- Im Krisenstaat Sudan ist Ministerpräsident Abdullah Hamdok überraschend zurückgetreten.
- Er habe sein Versprechen, eine politische Katastrophe in dem Land am Horn von Afrika zu verhindern, nicht einhalten können, sagte er zur Erklärung.
- Vor wenigen Tagen war es im Sudan, wie auch in den Wochen zuvor, wieder zu blutigen Demonstrationen gegen die Übergangsregierung, an der das Militär beteiligt ist, gekommen.
«Ich habe beschlossen, meinen Rücktritt bekannt zu geben und Platz für andere zu machen», sagte Hamdok am späten Sonntagabend im Staatsfernsehen. Der Regierungschef war Ende Oktober bei einem Militärputsch entmachtet und erst nach Druck aus dem In- und Ausland am 21. November wieder ins Amt eingesetzt worden.
Laut einer Vereinbarung mit dem Militärmachthaber General Abdel Fattah al-Burhan durfte Hamdok ein Kabinett mit zivilen Vertretern bilden. Al-Burhan stand jedoch als Anführer des Souveränen Rats gemeinsam mit Hamdok an der Spitze der neuen Übergangsregierung. Dem Souveränen Rat gehören auch Vertreter des Militärs an, denen schwere Menschenrechtsverstösse und Korruption vorgeworfen werden.
Erneut Tote nach Protesten
In den vergangenen Tagen waren bei Demonstrationen gegen die Beteiligung des Militärs an der Übergangsregierung nach Angaben des Zentralkomitees der sudanesischen Ärzte erneut Menschen von Sicherheitskräften getötet worden. Die Protestler forderten immer wieder eine Machtübergabe des Militärs an eine zivile Regierung. Sie warfen Hamdok Verrat vor.
Der Rücktritt Hamdoks versetzt den Sudan in ein politisches Vakuum. Es blieb am Sonntagabend unklar, ob ein ziviler Politiker oder ein Militärvertreter Hamdoks Posten übernehmen wird.
Demokratische Wahlen geplant
Laut dem ARD-Korrespondenten Tilo Spanhel in Kairo sind die Menschen in den letzten Monaten und Tagen auf die Strasse gegangen, weil sie Angst um ihre Revolution hatten. Der Sudan wurde fast 30 Jahre lang von Omar al-Baschir mit harter Hand regiert. Der Langzeit-Machthaber wurde im April 2019 durch monatelange Massenproteste und einen Militärputsch aus dem Amt getrieben.
Die zentrale Forderung der Revolution war, dass das Militär wegmüsse. «Die Menschen wollten, dass es eine demokratische und freie Wahl und von ihnen bestimmte Regierung gibt», erläutert Spanhel. Doch dieses konnte sich retten: Das Militär und die zivile Opposition einigten sich auf eine Übergangsregierung, die den Weg zu demokratischen Wahlen 2022 ebnen sollte.

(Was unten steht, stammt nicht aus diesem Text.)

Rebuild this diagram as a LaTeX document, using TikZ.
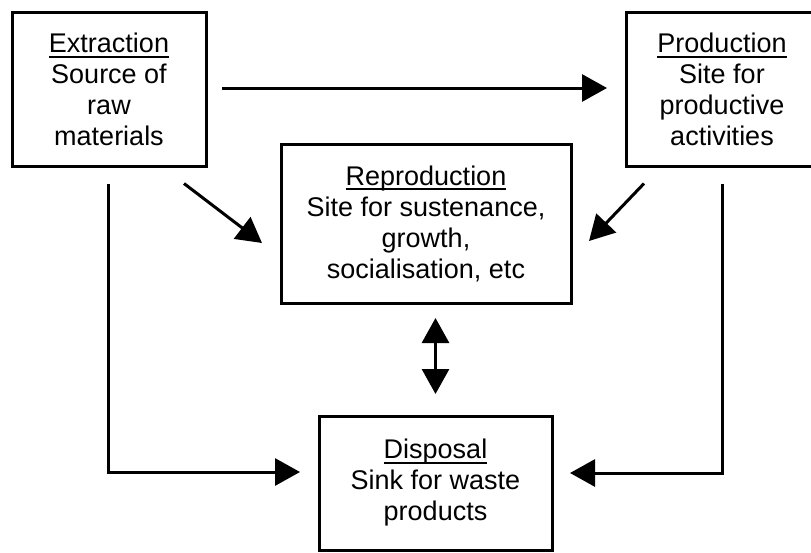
\documentclass[tikz,border=0pt]{standalone}
\usepackage{fontspec}
\setmainfont{Liberation Sans}
\usetikzlibrary{arrows.meta}

% heading word with a solid underline
\newcommand\headword[1]{\leavevmode\setbox0\hbox{#1}\rlap{\rule[-4.9pt]{\wd0}{2pt}}\box0}

\begin{document}
\begin{tikzpicture}[x=1pt,y=-1pt,
  box/.style={draw, line width=3pt, outer sep=0pt, inner sep=0pt,
    align=center, font=\fontsize{27}{31}\selectfont},
  arr/.style={line width=3pt, -{Triangle[length=25pt,width=27pt]}},
  dbl/.style={line width=3pt, {Triangle[length=25pt,width=27pt]}-{Triangle[length=25pt,width=27pt]}}]
\useasboundingbox (0,0) rectangle (811,552);

\node[box, minimum width=194pt, minimum height=154pt] (ext) at (109,89.5)
  {\headword{Extraction}\\Source of\\raw\\materials};
\node[box, minimum width=192pt, minimum height=154pt] (prod) at (722,89.5)
  {\headword{Production}\\Site for\\productive\\activities};
\node[box, minimum width=290pt, minimum height=159pt] (rep) at (426,223.5)
  {\headword{Reproduction}\\Site for sustenance,\\growth,\\socialisation, etc};
\node[box, minimum width=233pt, minimum height=134pt] (disp) at (435.5,483)
  {\headword{Disposal}\\Sink for waste\\products};

% extraction feeds production
\draw[arr, shorten <=16pt, shorten >=19pt]
  ([yshift=1.5pt]ext.east) -- ([yshift=1.5pt]prod.west);
% both feed reproduction
\draw[arr] ([xshift=75pt,yshift=-17pt]ext.south) -- ([xshift=-19pt,yshift=-19.5pt]rep.west);
\draw[arr] ([xshift=-78pt,yshift=-17pt]prod.south) -- ([xshift=18pt,yshift=-17.5pt]rep.east);
% reproduction <-> disposal
\draw[dbl, shorten <=15pt, shorten >=22pt] (rep.south -| disp.north) -- (disp.north);
% extraction and production send waste to disposal
\draw[arr, shorten <=17pt, shorten >=19pt] ([xshift=-1pt]ext.south) |- ([yshift=11pt]disp.west);
\draw[arr, shorten <=17pt, shorten >=18pt] (prod.south) |- ([yshift=10pt]disp.east);
\end{tikzpicture}
\end{document}
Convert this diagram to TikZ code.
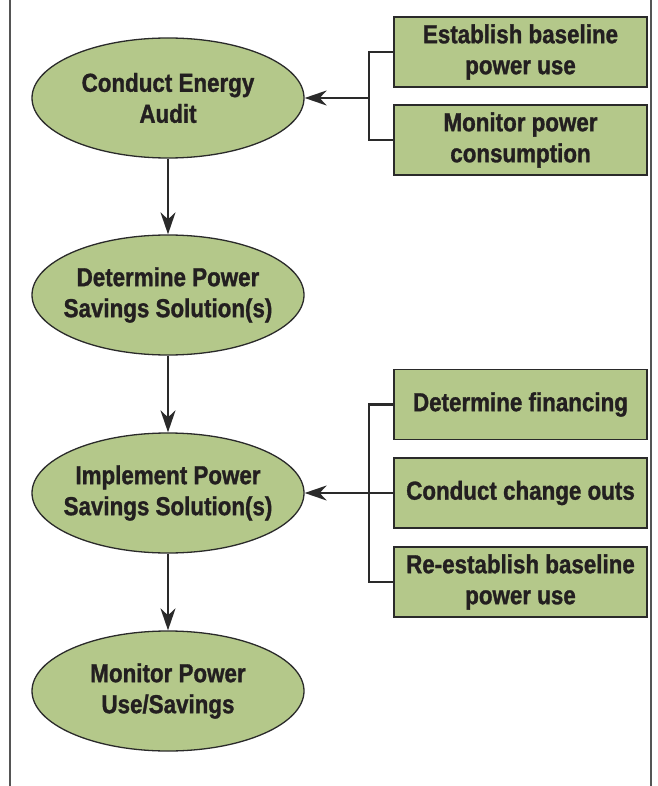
\documentclass[tikz,border=0pt]{standalone}
\usepackage{fontspec}
\setmainfont[FakeStretch=0.86, BoldFeatures={FakeBold=1.2}]{Liberation Sans}
\usetikzlibrary{shapes.geometric,arrows.meta}
\definecolor{leaf}{HTML}{B4C88A}
\definecolor{edgec}{HTML}{2A2A2A}
\definecolor{txt}{HTML}{231F20}
\definecolor{frame}{HTML}{555555}
\tikzset{
  base/.style={fill=leaf, draw=edgec, line width=1.3pt, text=txt, align=center,
    font=\fontsize{26}{31}\selectfont\bfseries, inner sep=0pt},
  stage/.style={base, ellipse, inner xsep=-50pt, inner ysep=-10pt,
    minimum width=272pt, minimum height=120pt},
  task/.style={base, rectangle, minimum width=253pt, minimum height=70pt},
  link/.style={draw=edgec, line width=2.2pt},
  arr/.style={link, -{Stealth[length=22pt,width=15pt,inset=7pt]}},
  framel/.style={draw=frame, line width=1.3pt}
}
\begin{document}
\begin{tikzpicture}[x=1pt,y=-1pt]
\useasboundingbox (0,0) rectangle (657,786);
\draw[framel] (10,0) -- (10,786);
\draw[framel] (651,0) -- (651,786);

\node[stage] (e1) at (168,98) {Conduct Energy\\Audit};
\node[stage] (e2) at (168,295) {Determine Power\\Savings Solution(s)};
\node[stage] (e3) at (168,493) {Implement Power\\Savings Solution(s)};
\node[stage] (e4) at (168,691) {Monitor Power\\Use/Savings};

\node[task] (b1) at (520.5,52) {Establish baseline\\power use};
\node[task] (b2) at (520.5,140) {Monitor power\\consumption};
\node[task] (b3) at (520.5,404.5) {Determine financing};
\node[task] (b4) at (520.5,493) {Conduct change outs};
\node[task] (b5) at (520.5,582) {Re-establish baseline\\power use};

\draw[arr] (e1) -- (e2);
\draw[arr] (e2) -- (e3);
\draw[arr] (e3) -- (e4);

\coordinate (j1) at (369,98);
\draw[link] (b1.west) -| (j1) |- (b2.west);
\draw[arr] (j1) -- (e1.east);

\coordinate (j2) at (369,493);
\draw[link] (b3.west) -| (j2) |- (b5.west);
\draw[arr] (b4.west) -- (e3.east);
\end{tikzpicture}
\end{document}
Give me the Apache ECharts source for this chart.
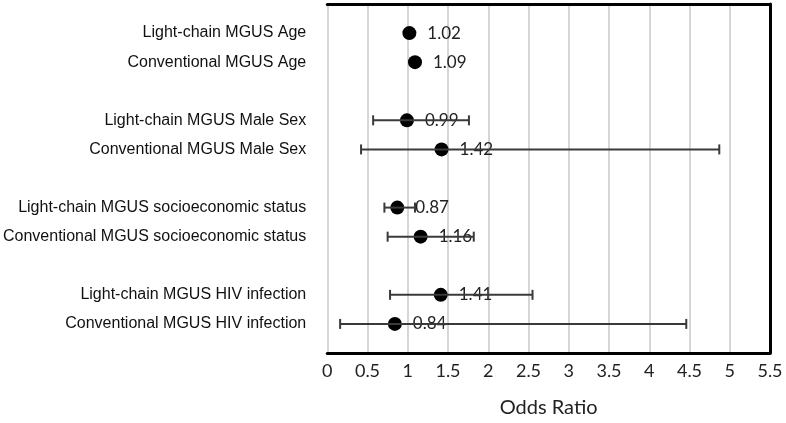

Zudem waren umfangreiche Wirtschaftsreformen geplant, durch die das Militär erhebliche ökonomische Verluste hätte hinnehmen müssen. Das Militär war auch gegen die von Hamdok vorangetriebene Aufarbeitung von Menschenrechtsverstössen.
Der Internationale Währungsfonds IWF hätte eigentlich massiv Schulden erlassen sollen. Doch mit dem Militär an der Macht wisse man nicht, wie es weiter geht, so der ARD-Korrespondent. «Es hätte ganz dringend Geld gebraucht, weil es ein hohes Mass an Armut im Land gibt. Und weil die Hungerkrisen immer häufiger werden.»